Track 11: Where Do We Go (featuring Sean Nicholas Savage)
This song has some of the boldest lyrics on the album, tackling the struggles of communicating in a relationship.
Track 12: For Us By Us (Interlude featuring Master P)
Master P, founder of No Limit Records, the label that signed rap icon Snoop Dogg, speaks on how he grew up poor and become a wealthy adult through his label.
The-Dream, writer of Rihanna and Jay Z’s “Umbrella” and Beyonce’s “Single Ladies”, provides, yet again, hooks that can get stuck in one’s head for weeks.
Track 14: Borderline (An Ode to Self Care) [featuring Q-Tip]
A reminder to take a break, and remember why you are working.
Track 15: I Got So Much Magic, You Can Have It (Interlude) [featuring Kelly Rowland and Nia Andrews]
Twenty-six seconds of a Kelly Rowland feature is not enough. Only flaw on the album so far.
Track 16: Junie (featuring André 3000)
Solange’s call out song for people who do not want to work for their goals is beautifully designed with André 3000’s brilliant hooks. This could do well on the radio because of how catchy the lyrics are.
Track 17: No Limits (Interlude)
Master P discusses how to promote your music without a label. The answer is that there is no limit to what one can do.
Track 18: Don’t Wish Me Well
Solange tweeted that it took her nearly four years to write all the songs, and I see why. Each song is beautifully written, and this song amplifies that fact.
Track 19: Pedestals (Interlude)
There has very likely not been this many interludes on an album since Janet Jackson’s The Velvet Rope. They both pull it off, however, because each one adds something important to the album.

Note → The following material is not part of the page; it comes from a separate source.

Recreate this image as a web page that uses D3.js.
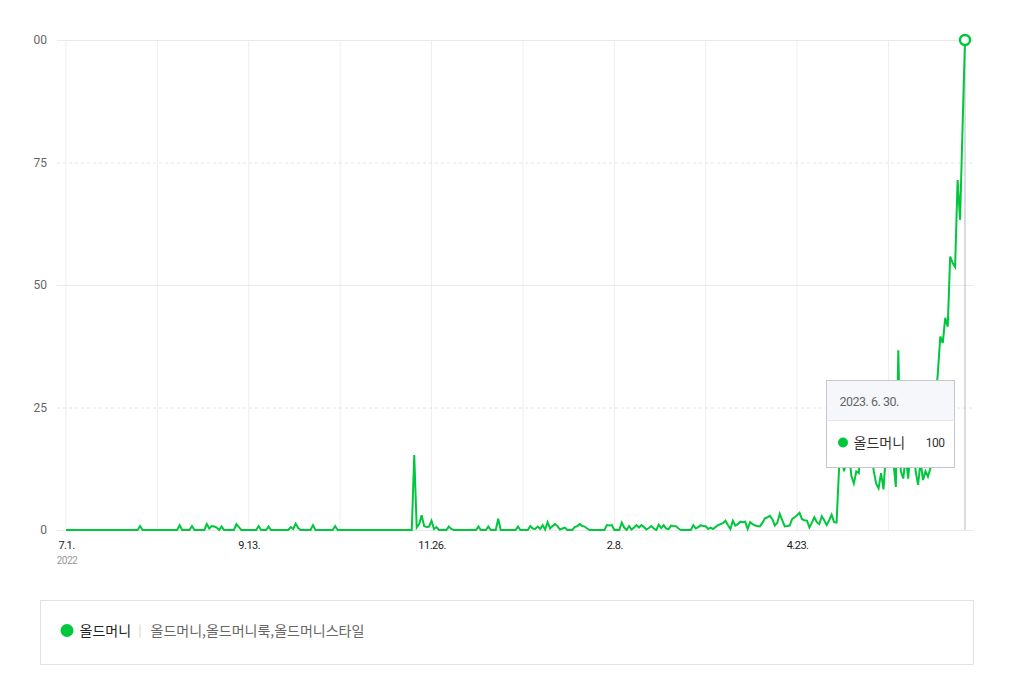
<!DOCTYPE html>
<html>
<head>
<meta charset="utf-8">
<script src="https://cdn.jsdelivr.net/npm/d3@7"></script>
<style>
  body { margin: 0; background: #fff; }
  svg { display: block; font-family: "Noto Sans CJK KR", "Noto Sans", sans-serif; }
</style>
</head>
<body>
<div id="chart"></div>
<script>
// keyword group
const seriesName = "올드머니";
const seriesKeywords = "올드머니,올드머니룩,올드머니스타일";
const startDay = "2022-07-01";
const endDay = "2023-06-30";

// daily relative search volume, 2022-07-01 .. 2023-06-30
const values = [
  0,0,0,0,0,0,0,0,0,0,
  0,0,0,0,0,0,0,0,0,0,
  0,0,0,0,0,0,0,0,0,0,
  0.8,0,0,0,0,0,0,0,0,0,
  0,0,0,0,0,0,1.0,0,0,0,
  0,0.8,0,0,0,0,0,1.2,0.3,0.8,
  0.7,0.5,0,0.7,0,0,0,0,0,1.2,
  0.6,0,0,0,0,0,0,0,0.8,0,
  0,0,0.7,0,0,0,0,0,0,0,
  0,0.6,0.2,1.3,0.4,0,0,0,0,0,
  1.0,0,0,0,0,0,0,0,0,0.8,
  0,0,0,0,0,0,0,0,0,0,
  0,0,0,0,0,0,0,0,0,0,
  0,0,0,0,0,0,0,0,0,0,
  0,15.3,0.5,1.2,3.0,0.8,0.6,0.7,1.9,0.2,
  0.6,0,0,0,0,0.7,0.2,0,0,0,
  0,0,0,0,0,0,0,0.7,0,0,
  0,0.7,0,0,0,2.3,0,0,0,0,
  0,0,0,0.7,0,0,0,0,0.8,0.3,
  0.2,0.7,0.2,1.0,0.1,1.6,0.3,0.8,1.2,0.8,
  0.1,0.3,0.5,0,0,0,0.6,0.8,1.2,0.8,
  0.7,0.3,0,0,0,0,0,0,0,1.0,
  0.9,1.0,0,0,0,1.5,0.5,0,0.8,0.1,
  0.5,1.0,0.5,1.0,0.6,0.1,0.4,0.8,0.3,0,
  1.1,0.4,1.0,0.3,0.2,0.9,0.8,0.75,0.3,0,
  0,0,0,0,1.0,0.3,0.6,1.0,0.8,0.75,
  0.2,0.5,0.2,0.6,1.0,1.2,1.4,1.9,1.0,0.2,
  1.9,0.9,1.2,1.7,1.6,1.7,0.2,1.6,1.2,0.9,
  0.8,0.75,1.5,2.4,2.6,2.9,2.2,0.9,1.5,3.3,
  2.0,0.75,0.8,0.9,2.2,2.6,3.0,3.5,2.2,2.0,
  1.9,0.5,1.5,2.6,1.6,1.2,2.8,2.0,1.0,2.0,
  3.1,1.6,1.5,12.5,15,12,14,16,11,9.5,
  12,11.6,18,15,20,14,17,12.2,9.5,8.5,
  11.6,8.3,16,14,18,14,8.8,36.7,12,10.5,
  15,10.5,17,20,12,9.2,14,10.2,12,10.9,
  12.6,22,26,32,39.5,38.2,43.3,41.5,55.8,54.5,
  53.7,71.4,63.3,82,100
];

const yTicks = [0, 25, 50, 75, 100];
const xTickDays = ["2022-07-01", "2022-09-13", "2022-11-26", "2023-02-08", "2023-04-23"];

const width = 1017, height = 679;
const green = "#00c73c";
const parse = d3.utcParse("%Y-%m-%d");
const dates = d3.utcDay.range(parse(startDay), d3.utcDay.offset(parse(endDay), 1));
const data = dates.map((d, i) => ({ date: d, value: values[i] }));

const x = d3.scaleUtc().domain([parse(startDay), parse(endDay)]).range([66, 965]);
const y = d3.scaleLinear().domain([0, 100]).range([530, 40]);

const svg = d3.select("#chart").append("svg")
    .attr("width", width)
    .attr("height", height);

// vertical grid every 37 days
const gridDates = d3.range(0, dates.length, 37).map(i => dates[i]);
svg.append("g").selectAll("line")
    .data(gridDates)
    .enter().append("line")
    .attr("x1", d => x(d)).attr("x2", d => x(d))
    .attr("y1", y(100)).attr("y2", y(0))
    .attr("stroke", "#eeeeee");

// horizontal grid, dashed at 25 / 75
svg.append("g").selectAll("line")
    .data(yTicks)
    .enter().append("line")
    .attr("x1", 57).attr("x2", 973)
    .attr("y1", d => y(d) + 0.5).attr("y2", d => y(d) + 0.5)
    .attr("stroke", d => d % 50 === 0 ? "#e9e9e9" : "#e4e4e4")
    .attr("stroke-dasharray", d => d % 50 === 0 ? null : "3,3");

// y labels (left edge clips the "1" of 100 like the original)
svg.append("clipPath").attr("id", "yclip")
    .append("rect").attr("x", 32).attr("y", 0).attr("width", 40).attr("height", height);
const yAxis = svg.append("g")
    .attr("clip-path", "url(#yclip)")
    .append("g")
    .attr("transform", "translate(47,0)")
    .call(d3.axisLeft(y).tickValues(yTicks).tickSize(0).tickPadding(0));
yAxis.select(".domain").remove();
yAxis.selectAll("text")
    .attr("fill", "#666")
    .style("font-family", "Roboto, sans-serif")
    .style("font-size", "12px");

// x labels
const xAxis = svg.append("g")
    .attr("transform", "translate(0,541)")
    .call(d3.axisBottom(x)
        .tickValues(xTickDays.map(parse))
        .tickSize(0).tickPadding(0)
        .tickFormat(d => (d.getUTCMonth() + 1) + "." + d.getUTCDate() + "."));
xAxis.select(".domain").remove();
xAxis.selectAll("text")
    .attr("fill", "#222")
    .style("font-family", "Roboto, sans-serif")
    .style("font-size", "11px")
    .style("letter-spacing", "-0.5px");
svg.append("text")
    .attr("x", x(parse(startDay)) + 1).attr("y", 564)
    .attr("text-anchor", "middle")
    .attr("fill", "#999")
    .style("font-family", "Roboto, sans-serif")
    .style("font-size", "10px")
    .style("letter-spacing", "-0.5px")
    .text(d3.utcFormat("%Y")(parse(startDay)));

// hover crosshair at the last point
const last = data[data.length - 1];
svg.append("line")
    .attr("x1", x(last.date)).attr("x2", x(last.date))
    .attr("y1", y(100)).attr("y2", y(0))
    .attr("stroke", "#b4bcc4");

// series line
svg.append("path")
    .datum(data)
    .attr("fill", "none")
    .attr("stroke", green)
    .attr("stroke-width", 2)
    .attr("d", d3.line().x(d => x(d.date)).y(d => y(d.value)));

svg.append("circle")
    .attr("cx", x(last.date)).attr("cy", y(last.value))
    .attr("r", 5)
    .attr("fill", "#fff")
    .attr("stroke", green)
    .attr("stroke-width", 2.5);

// tooltip
const tip = svg.append("g").attr("transform", "translate(826.5,380.5)");
tip.append("rect").attr("width", 128).attr("height", 87)
    .attr("fill", "#fff").attr("stroke", "#c4c8cc");
tip.append("rect").attr("x", 0.5).attr("y", 0.5).attr("width", 127).attr("height", 39)
    .attr("fill", "#f5f7fa");
tip.append("line").attr("x1", 0).attr("x2", 128).attr("y1", 40).attr("y2", 40)
    .attr("stroke", "#e1e4e8");
tip.append("text").attr("x", 13).attr("y", 25)
    .attr("fill", "#666")
    .style("font-family", "Roboto, sans-serif")
    .style("font-size", "12.5px")
    .style("letter-spacing", "-0.5px")
    .text(d3.utcFormat("%Y. %-m. %-d.")(last.date));
tip.append("circle").attr("cx", 16.5).attr("cy", 62).attr("r", 5).attr("fill", green);
tip.append("text").attr("x", 27).attr("y", 67)
    .attr("fill", "#333").style("font-size", "14px")
    .text(seriesName);
tip.append("text").attr("x", 118).attr("y", 66)
    .attr("text-anchor", "end")
    .attr("fill", "#333")
    .style("font-family", "Roboto, sans-serif")
    .style("font-size", "12px")
    .style("letter-spacing", "-0.5px")
    .text(last.value);

// legend
const legend = svg.append("g").attr("transform", "translate(40.5,600.5)");
legend.append("rect").attr("width", 933).attr("height", 64)
    .attr("fill", "#fff").attr("stroke", "#e2e2e2");
legend.append("circle").attr("cx", 26.5).attr("cy", 30).attr("r", 6.5).attr("fill", green);
legend.append("text").attr("x", 39).attr("y", 35)
    .attr("fill", "#222").style("font-size", "14px")
    .text(seriesName);
legend.append("line").attr("x1", 99.5).attr("x2", 99.5).attr("y1", 24).attr("y2", 37)
    .attr("stroke", "#d6d6d6");
legend.append("text").attr("x", 110).attr("y", 35)
    .attr("fill", "#666").style("font-size", "14px")
    .text(seriesKeywords);
</script>
</body>
</html>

Track 20: Scales (featuring Kelela)
This had some of the hardest lyrics to describe from the album. It is telling the story of a boy or man who is on the path to self destruction, and wants to believe everything is fine, despite what his mother is telling him.
Master P discusses how his ancestors were forced to come to the United States as slaves, but how he now feels like royalty. Music royalty is also what people should be calling Solange after hearing this album.